If we open such a can of worms, then we might also address structural pecularities of our hash construction. I’ll start this off with the following structural collision that I haven’t seen discussed before, for your special amusement @StefanKarpinski :
The underlying issue is that julia is a very special unicorn, with respect to hashing.
It is built on Base.hash_uint, which is appropriately modeled as a random bijection (and is the murmur3 mixing function in a trenchcoat).
From that, Base uses a haphazard mix (no pun intended) of compression functions hash(x::T, h0::UInt) = ..., which often is something linear a la hash(x, h) = hash(x) - 3h or something like that.
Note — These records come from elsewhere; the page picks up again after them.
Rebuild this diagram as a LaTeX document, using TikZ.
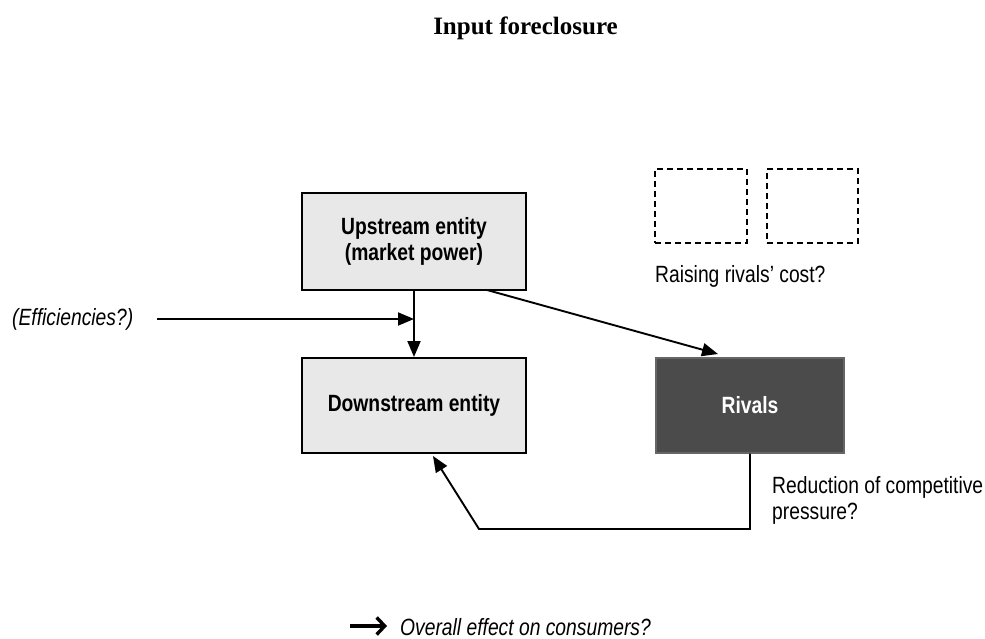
\documentclass[tikz,border=0pt]{standalone}
\usepackage{fontspec}
\setmainfont{Liberation Sans}[FakeStretch=0.82]
\newfontfamily\titlefont{Liberation Serif}
\usetikzlibrary{arrows.meta}
\definecolor{boxgray}{HTML}{E8E8E8}
\definecolor{rivgray}{HTML}{4B4B4B}
\tikzset{
  x=1pt, y=-1pt,
  bodyfont/.style={font=\fontsize{23.5}{26}\selectfont},
  entity/.style={draw=black, line width=2pt, fill=boxgray, inner sep=0pt,
    align=center, font=\bfseries\fontsize{23.5}{26}\selectfont},
  rivalbox/.style={draw=rivgray!85!white, line width=1.2pt, fill=rivgray, inner sep=0pt,
    text=white, font=\bfseries\fontsize{23.5}{26}\selectfont},
  dashbox/.style={draw=black, line width=2pt, dash pattern=on 6pt off 4pt, inner sep=0pt},
  conn/.style={line width=1.9pt, -{Triangle[length=16pt,width=13pt]}},
  plainlabel/.style={bodyfont, inner sep=0pt, align=left}
}
\begin{document}
\begin{tikzpicture}
\useasboundingbox (0,0) rectangle (985,638);
% title
\node[anchor=base, inner sep=0pt, font=\titlefont\bfseries\fontsize{25}{28}\selectfont] (title) at (525.5,34) {Input foreclosure};
% boxes
\node[entity, minimum width=224pt, minimum height=97pt] (up) at (414,241.5) {Upstream entity\\(market power)};
\node[entity, minimum width=224pt, minimum height=95pt] (down) at (414,405.5) {Downstream entity};
\node[rivalbox, minimum width=188pt, minimum height=95pt] (riv) at (750,405.5) {Rivals};
\node[dashbox, minimum width=92pt, minimum height=74pt] (d1) at (701,206) {};
\node[dashbox, minimum width=91pt, minimum height=74pt] (d2) at (812.5,206) {};
% labels
\node[plainlabel, anchor=base west] (raise) at (655,282) {Raising rivals’ cost?};
\node[plainlabel, anchor=west, font=\itshape\fontsize{23.5}{26}\selectfont] (eff) at (12,319) {(Efficiencies?)};
\node[plainlabel, anchor=north west] (red) at (772,476) {Reduction of competitive\\pressure?};
\node[plainlabel, anchor=base west, font=\itshape\fontsize{23.5}{26}\selectfont] (overall) at (400,635) {Overall effect on consumers?};
% coordinates
\coordinate (effstart) at (157,319);
\coordinate (join) at (414,319);
\coordinate (diagstart) at (487,290);
\coordinate (rivtip) at (718,354);
\coordinate (fbdown) at (750,529);
\coordinate (fbleft) at (479,529);
\coordinate (fbtip) at (433,456);
\coordinate (bigarrowstart) at (350,626);
\coordinate (bigarrowend) at (387,626);
% connectors
\draw[conn] (up.south) -- (down.north);
\draw[conn] (effstart) -- (join);
\draw[conn] (diagstart) -- (rivtip);
\draw[conn] (riv.south) -- (fbdown) -- (fbleft) -- (fbtip);
\draw[line width=3.4pt, -{Straight Barb[length=8pt,width=17pt,line width=3.4pt]}] (bigarrowstart) -- (bigarrowend);
\end{tikzpicture}
\end{document}
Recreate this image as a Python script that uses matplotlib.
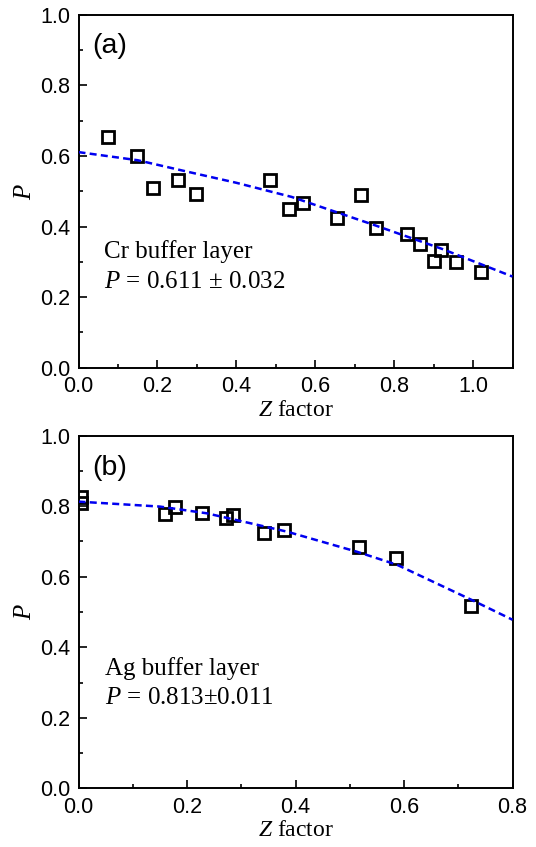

This is somewhat advantageous: The superscalar CPU will compute all the different hash_uint invocations in parallel since there is no data dependency!
It is also somewhat risky: The linearity and simplicity of the chaining can expose tons of structural collisions or relations.
It is pretty hard to get all 3 of: Trivial extendibility, hidden superscalar parallelism and no structural relations.
So I’d wait until Stefan chimes in about how intended that hidden superscalar parallelism was in his design, and we’d need some extensive benchmarking to see how critical it is to current performance.
Generally, there is a field that deals with that kind of issues: Cryptographic engineering. Out of primitives (e.g. murmur3 mixing function, or rapidhash’s compression function) you build all the surrounding stuff, in a way that ensures (and proves!) the following property:
If the underlying primitive is ideal, then the resulting construction is also ideal.
Then it’s the job of cryptographers to come up with good primitives; or for us, to plug in something non-cryptographic.
(proving that a primitive is good is beyond us – we can’t even prove P != NP. But relative security proofs are often quite simple, and failure of generating such a proof often points to a real flaw)
PS. If you’re at it, x=>(y=>z) and (x=>y)=>z is another structural collision.
Fundamentally, the built-in hash function is not intended to be anything close to cryptographically secure, so looking at the cryptography literature may lead one astray here?
Regarding structural collisions, I would say that fundamentally Julia is optimized for containers with mostly concrete types, including Dict and Set types with a concrete type. So a Dict where the key could either be (x,y,(z,)) or (x,(y,z,)) is already deeply suboptimal in Julia even if there is no hash collision, so I’m not sure if it’s worth it to try to remove hash collisions in such cases if that sacrifices performance for the more important concrete-key case.
(IdDict is probably a better choice if you have heterogeneous key types, and won’t have such structural collisions.)
I don’t see how this is related to which hash method is being used at all. The trouble is exactly what @nsajko fixes in the two linked PRs — it’s very beneficial if hash functions do more than just hash the components in order.
It doesn’t matter how anemic or cryptographically secure the hash function is. If hash(p::Pair, h) is defined as simply hash(p.second, hash(p.first, h)), you’re going to see collisions with unrelated structures and other associativities.